__What to work on__:
Pick out each line containing the string "page" and copy it.

⟨

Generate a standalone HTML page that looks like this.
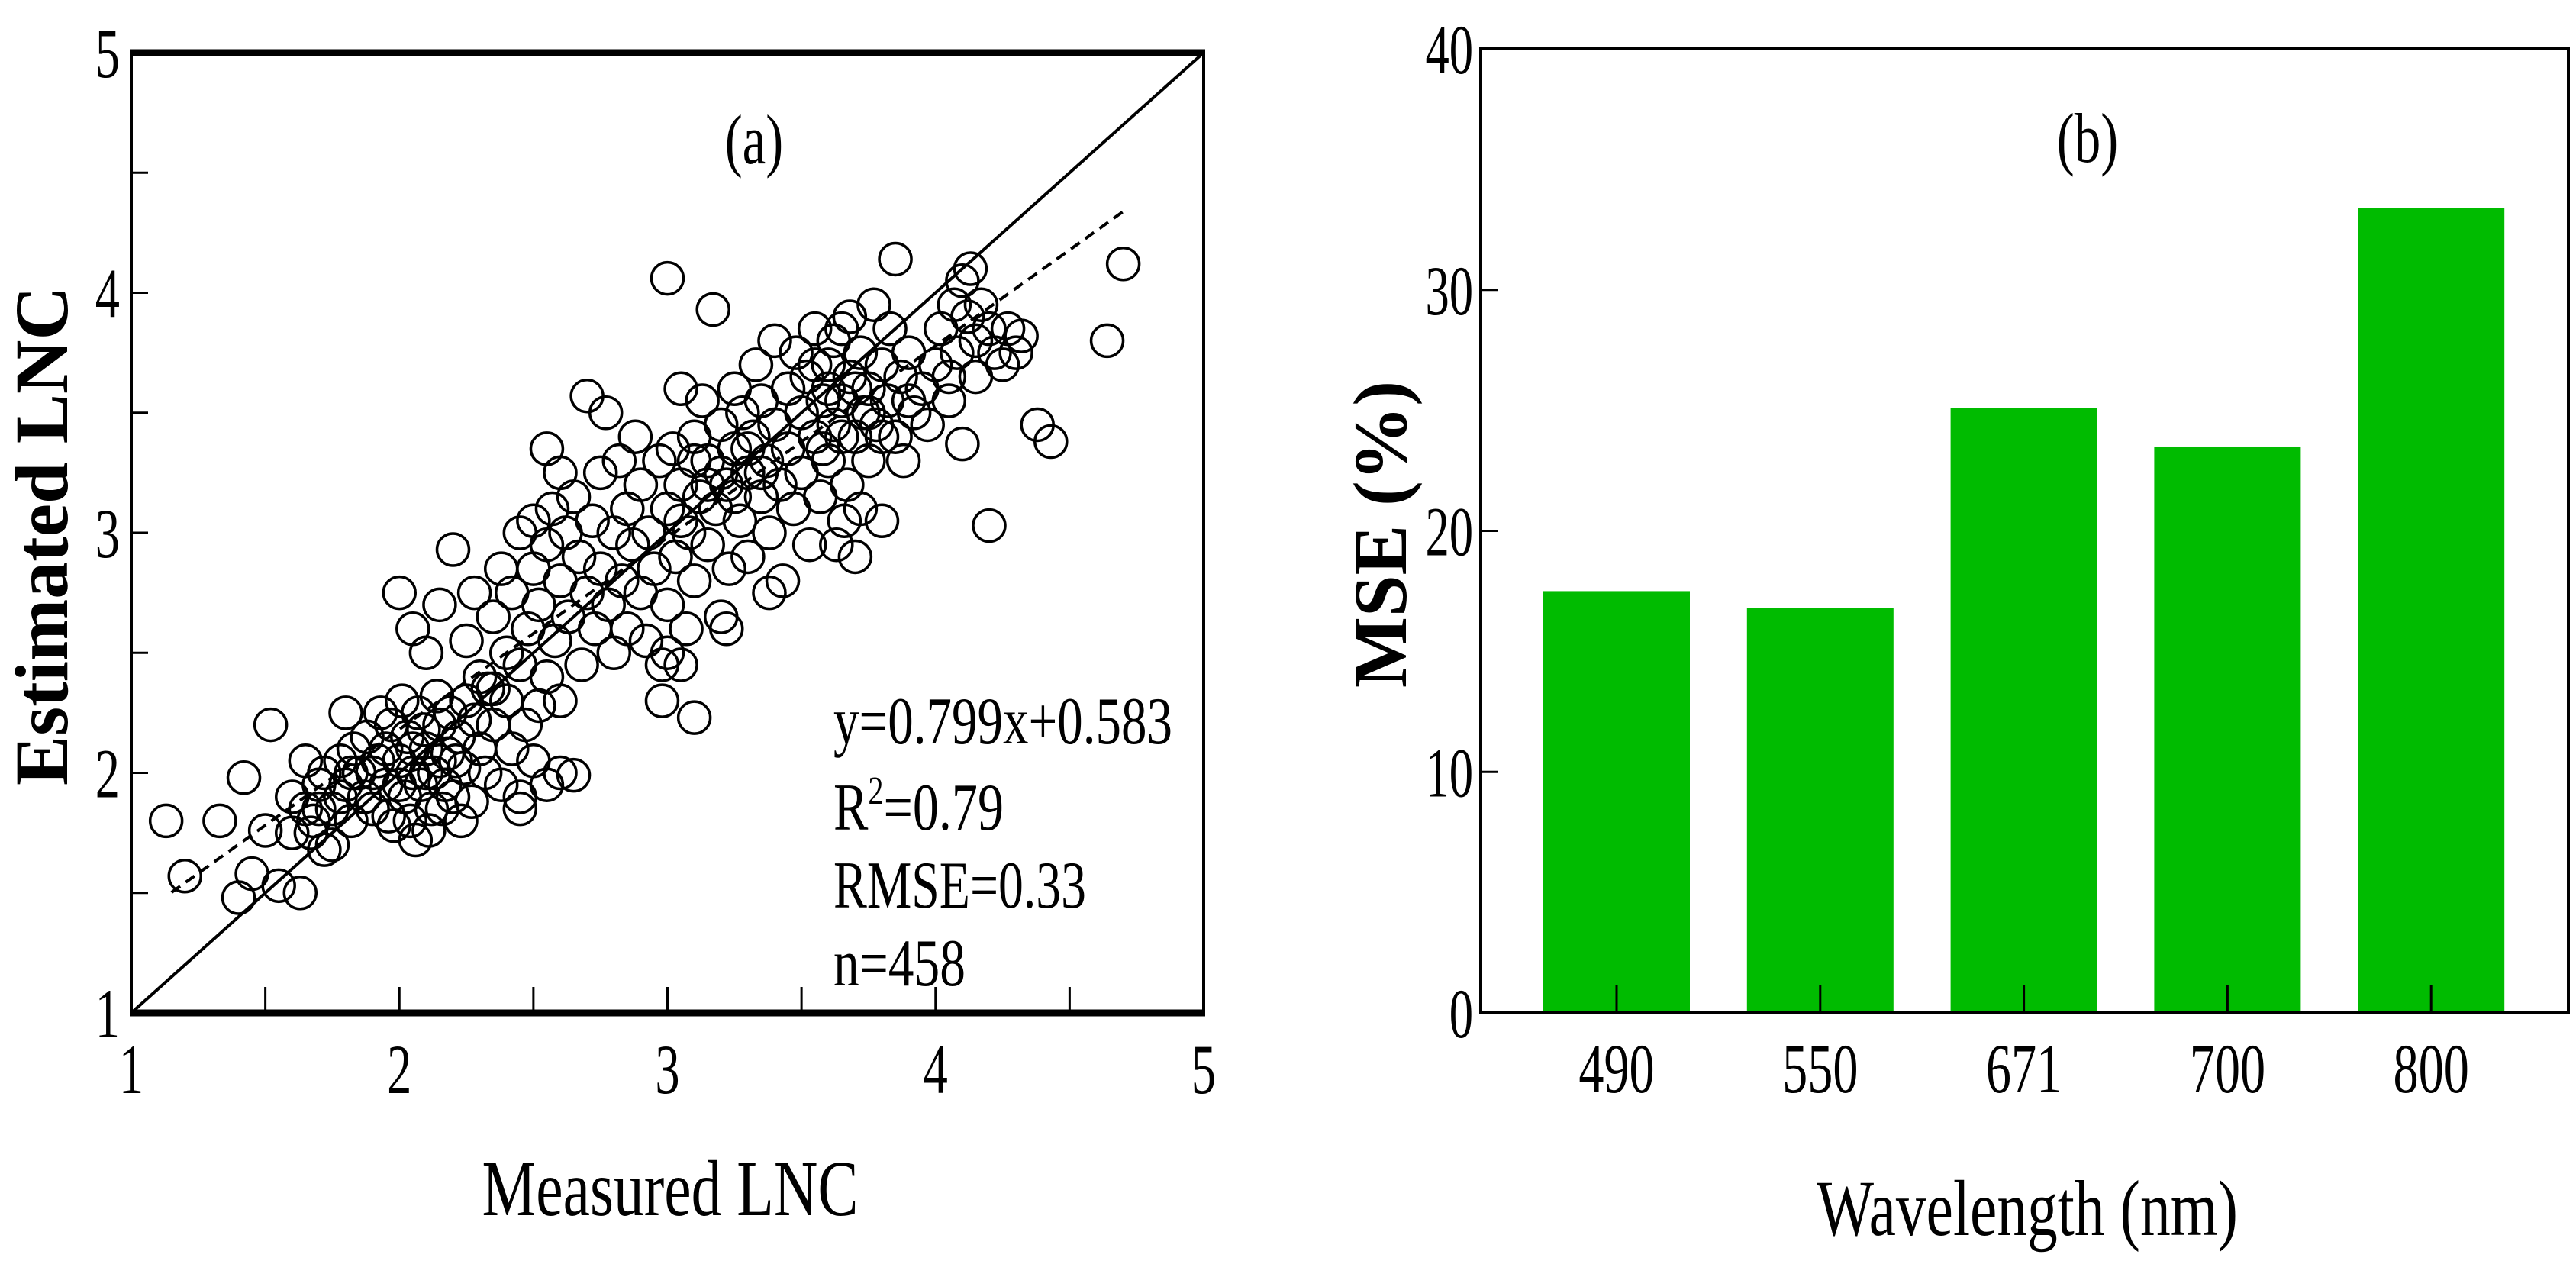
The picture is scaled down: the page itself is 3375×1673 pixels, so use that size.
<!DOCTYPE html>
<html><head><meta charset="utf-8"><style>
html,body{margin:0;padding:0;background:#fff;}
svg{display:block;font-family:"Liberation Serif",serif;}
</style></head><body>
<svg id="fig" width="3375" height="1673" viewBox="0 0 3375 1673" xmlns="http://www.w3.org/2000/svg">
<g id="pa"></g>
<g id="pb"></g>
</svg>
<script>
// ---- Panel (a) data ----
const scatterX = [1.13,1.2,1.33,1.4,1.42,1.45,1.5,1.52,1.55,1.6,1.63,1.65,1.67,1.7,1.72,1.75,1.78,1.8,1.82,1.6,1.7,1.75,1.78,1.82,1.65,1.68,1.72,
1.85,1.88,1.9,1.92,1.95,1.97,1.98,2.0,2.02,2.03,2.05,2.06,2.07,2.08,2.1,2.12,2.13,2.15,2.17,2.18,2.2,2.22,2.24,2.25,2.27,2.3,2.32,2.35,2.38,2.4,2.42,2.45,2.45,2.47,2.5,2.52,2.55,2.6,1.83,1.8,1.87,1.93,1.96,2.01,2.04,2.09,2.11,2.14,2.16,2.19,2.21,2.23,2.28,2.33,1.9,2.0,2.05,2.1,1.95,2.15,
2.0,2.05,2.1,2.15,2.2,2.25,2.28,2.3,2.35,2.38,2.4,2.42,2.45,2.48,2.5,2.5,2.52,2.55,2.57,2.58,2.6,2.62,2.63,2.65,2.67,2.68,2.7,2.7,2.72,2.73,2.75,2.75,2.77,2.78,2.8,2.8,2.82,2.83,2.85,2.85,2.87,2.88,2.9,2.9,2.92,2.93,2.95,2.97,2.98,2.65,2.6,2.55,2.45,2.35,2.6,2.55,
3.0,3.0,3.0,3.02,3.03,3.05,3.05,3.07,3.08,3.1,3.1,3.1,3.12,3.13,3.15,3.15,3.17,3.18,3.2,3.2,3.22,3.23,3.25,3.25,3.27,3.28,3.3,3.3,3.32,3.33,3.35,3.35,3.37,3.38,3.4,3.4,3.42,3.43,3.45,3.45,3.47,3.48,3.5,3.5,3.52,3.53,3.55,3.55,3.57,3.58,3.2,3.25,3.3,3.35,3.15,3.1,3.05,3.22,3.38,3.0,2.98,3.05,
3.6,3.6,3.62,3.63,3.65,3.65,3.67,3.68,3.7,3.7,3.72,3.73,3.75,3.75,3.77,3.78,3.8,3.8,3.82,3.83,3.85,3.85,3.87,3.88,3.9,3.9,3.92,3.95,3.97,3.6,3.55,3.58,3.65,3.7,3.75,3.8,3.62,3.68,3.72,3.66,
4.0,4.02,4.05,4.07,4.08,4.1,4.1,4.12,4.13,4.15,4.17,4.2,4.2,4.22,4.25,4.27,4.3,4.32,4.05,4.15,4.38,4.43,4.64,4.7];
const scatterY = [1.8,1.57,1.8,1.48,1.98,1.58,1.76,2.2,1.53,1.9,1.5,2.05,1.75,1.95,1.68,1.85,2.05,2.25,1.8,1.75,1.85,1.7,1.9,2.0,1.85,1.8,2.0,
2.0,2.15,1.85,2.05,1.95,2.2,1.78,2.05,1.9,2.15,2.0,1.72,2.25,1.95,2.1,1.85,2.0,2.2,1.95,2.08,1.9,2.15,2.02,2.3,1.88,2.1,2.0,2.2,1.95,2.3,2.1,1.9,1.85,2.2,2.05,2.28,1.95,2.0,2.1,1.95,1.9,2.25,1.82,2.3,1.8,2.18,1.76,2.32,1.85,2.25,2.05,1.8,2.22,2.35,2.0,1.95,2.1,2.0,2.1,2.05,
2.75,2.6,2.5,2.7,2.93,2.55,2.75,2.4,2.65,2.85,2.5,2.75,3.0,2.6,2.85,3.05,2.7,2.95,3.1,2.55,2.8,3.0,2.65,3.15,2.9,2.45,2.75,3.57,3.05,2.6,3.25,2.85,3.5,2.7,3.0,2.5,3.3,2.8,3.1,2.6,2.95,3.4,2.75,3.2,2.55,3.0,2.85,3.3,2.45,1.99,2.3,2.4,2.45,2.35,3.25,3.35,
3.1,2.7,4.06,3.35,2.9,3.2,3.6,2.6,3.0,3.4,2.23,2.8,3.15,3.55,2.95,3.3,3.93,3.1,2.65,3.45,3.2,2.85,3.35,3.6,3.05,3.5,3.25,2.9,3.4,3.7,3.15,3.55,3.3,3.0,3.45,3.8,3.2,2.8,3.6,3.35,3.1,3.75,3.5,3.25,3.65,2.95,3.4,3.85,3.15,3.55,3.25,3.15,3.35,3.25,3.2,3.3,3.05,2.6,2.75,2.5,2.3,2.45,
3.3,3.7,3.45,2.95,3.85,3.55,3.2,3.65,3.4,2.9,3.75,3.5,3.6,3.3,3.95,3.45,3.7,3.05,3.55,3.85,4.14,3.4,3.65,3.3,3.55,3.75,3.5,3.6,3.45,3.6,3.7,3.35,3.4,3.6,3.5,3.4,3.8,3.9,3.1,3.05,
3.7,3.85,3.55,3.95,3.75,4.05,3.37,3.9,4.1,3.8,3.95,3.85,3.03,3.75,3.7,3.85,3.75,3.82,3.65,3.65,3.45,3.38,3.8,4.12];
const axisTicksA = [1,2,3,4,5];
const fitSlope = 0.799, fitIntercept = 0.583, fitRange = [1.15,4.7];
const statLabels = ["y=0.799x+0.583","R2=0.79","RMSE=0.33","n=458"];
// ---- Panel (b) data ----
const wavelengths = ["490","550","671","700","800"];
const mseValues = [17.5,16.8,25.1,23.5,33.4];
const mseTicks = [0,10,20,30,40];
</script>
<script>
const NS="http://www.w3.org/2000/svg";
function mk(parent,tag,attrs){const e=document.createElementNS(NS,tag);for(const k in attrs)e.setAttribute(k,attrs[k]);parent.appendChild(e);return e;}
function label(parent,str,x,y,size,sx,anchor,extra){
  const t=mk(parent,'text',{x:x/sx,y:y+size*0.35,'font-size':size,'text-anchor':anchor||'middle',transform:'scale('+sx+',1)'});
  if(extra)for(const k in extra)t.setAttribute(k,extra[k]);
  t.textContent=str;return t;}
// ===== Panel A =====
const pa=document.getElementById('pa');
const AX0=172,AX1=1577,AY0=1327,AY1=69;
const ax=v=>AX0+(v-1)/4*(AX1-AX0), ay=v=>AY0-(v-1)/4*(AY0-AY1);
// diagonal
let l=mk(pa,'line',{x1:ax(1),y1:ay(1),x2:ax(5),y2:ay(5),stroke:'#000','stroke-width':4});


// points
scatterX.forEach((xv,i)=>{
  const c=mk(pa,'circle',{cx:ax(xv),cy:ay(scatterY[i]),r:21,fill:'none',stroke:'#000','stroke-width':3.5});
  
  
});
// fit line
l=mk(pa,'line',{x1:ax(fitRange[0]),y1:ay(fitSlope*fitRange[0]+fitIntercept),x2:ax(fitRange[1]),y2:ay(fitSlope*fitRange[1]+fitIntercept),stroke:'#000','stroke-width':4,'stroke-dasharray':'14,9'});


// frame
let r=mk(pa,'rect',{x:AX0,y:AY1,width:AX1-AX0,height:AY0-AY1,fill:'none',stroke:'#000','stroke-width':4});


mk(pa,'line',{x1:AX0-2,y1:AY1,x2:AX1+2,y2:AY1,stroke:'#000','stroke-width':9});
mk(pa,'line',{x1:AX0-2,y1:AY0,x2:AX1+2,y2:AY0,stroke:'#000','stroke-width':9});
// ticks every 0.5
for(let v=1.5;v<5;v+=0.5){
  mk(pa,'line',{x1:ax(v),y1:AY0,x2:ax(v),y2:AY0-34,stroke:'#000','stroke-width':3});
  mk(pa,'line',{x1:AX0,y1:ay(v),x2:AX0+22,y2:ay(v),stroke:'#000','stroke-width':3});
}
axisTicksA.forEach(v=>{
  let t=label(pa,String(v),ax(v),1400,92,0.7,'middle');
  
  
  t=label(pa,String(v),157,ay(v),92,0.7,'end');
  
  
});
let t=label(pa,'(a)',988,182,92,0.75,'middle');


const statY=[943,1056,1158,1260], statW=[444,223,331,173];
statLabels.forEach((s,i)=>{
  let tt;
  if(s.startsWith('R2')){
    tt=mk(pa,'text',{x:1092,y:statY[i]+31,'font-size':88,textLength:statW[i],lengthAdjust:'spacingAndGlyphs'});
    tt.innerHTML='R<tspan dy="-34" font-size="52">2</tspan><tspan dy="34">=0.79</tspan>';
  } else {
    tt=mk(pa,'text',{x:1092,y:statY[i]+31,'font-size':88,textLength:statW[i],lengthAdjust:'spacingAndGlyphs'});
    tt.textContent=s;
  }
  
  
});
t=mk(pa,'text',{x:0,y:0,'font-size':100,'font-weight':'bold','text-anchor':'middle',transform:'translate(88,702) rotate(-90)',textLength:654,lengthAdjust:'spacingAndGlyphs'});
t.textContent='Estimated LNC';


t=mk(pa,'text',{x:878,y:1592,'font-size':104,'text-anchor':'middle',textLength:493,lengthAdjust:'spacingAndGlyphs'});
t.textContent='Measured LNC';


// ===== Panel B =====
const pb=document.getElementById('pb');
const BX0=1940,BX1=3365,BY0=1327,BY1=64;
const by=v=>BY0-v/40*(BY0-BY1);
const bx=i=>2118+i*266.8;
const BW=192;
mseValues.forEach((v,i)=>{
  const b=mk(pb,'rect',{x:bx(i)-BW/2,y:by(v),width:BW,height:BY0-by(v),fill:'#00bb00'});
  
  
  mk(pb,'line',{x1:bx(i),y1:BY0,x2:bx(i),y2:BY0-36,stroke:'#000','stroke-width':3});
  const lt=label(pb,wavelengths[i],bx(i),1399,92,0.72,'middle');
  
  
});
r=mk(pb,'rect',{x:BX0,y:BY1,width:BX1-BX0,height:BY0-BY1,fill:'none',stroke:'#000','stroke-width':4});


mseTicks.forEach(v=>{
  if(v>0&&v<40)mk(pb,'line',{x1:BX0,y1:by(v),x2:BX0+22,y2:by(v),stroke:'#000','stroke-width':3});
  const lt=label(pb,String(v),1930,by(v),92,0.68,'end');
  
  
});
t=label(pb,'(b)',2735,180,92,0.75,'middle');


t=mk(pb,'text',{x:0,y:0,'font-size':100,'font-weight':'bold','text-anchor':'middle',transform:'translate(1842,700) rotate(-90)',textLength:402,lengthAdjust:'spacingAndGlyphs'});
t.textContent='MSE (%)';


t=mk(pb,'text',{x:2656,y:1618,'font-size':104,'text-anchor':'middle',textLength:552,lengthAdjust:'spacingAndGlyphs'});
t.textContent='Wavelength (nm)';


</script>
</body></html>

⟩

__Task response__:
Generate a standalone HTML page that looks like this.
The picture is scaled down: the page itself is 3375×1673 pixels, so use that size.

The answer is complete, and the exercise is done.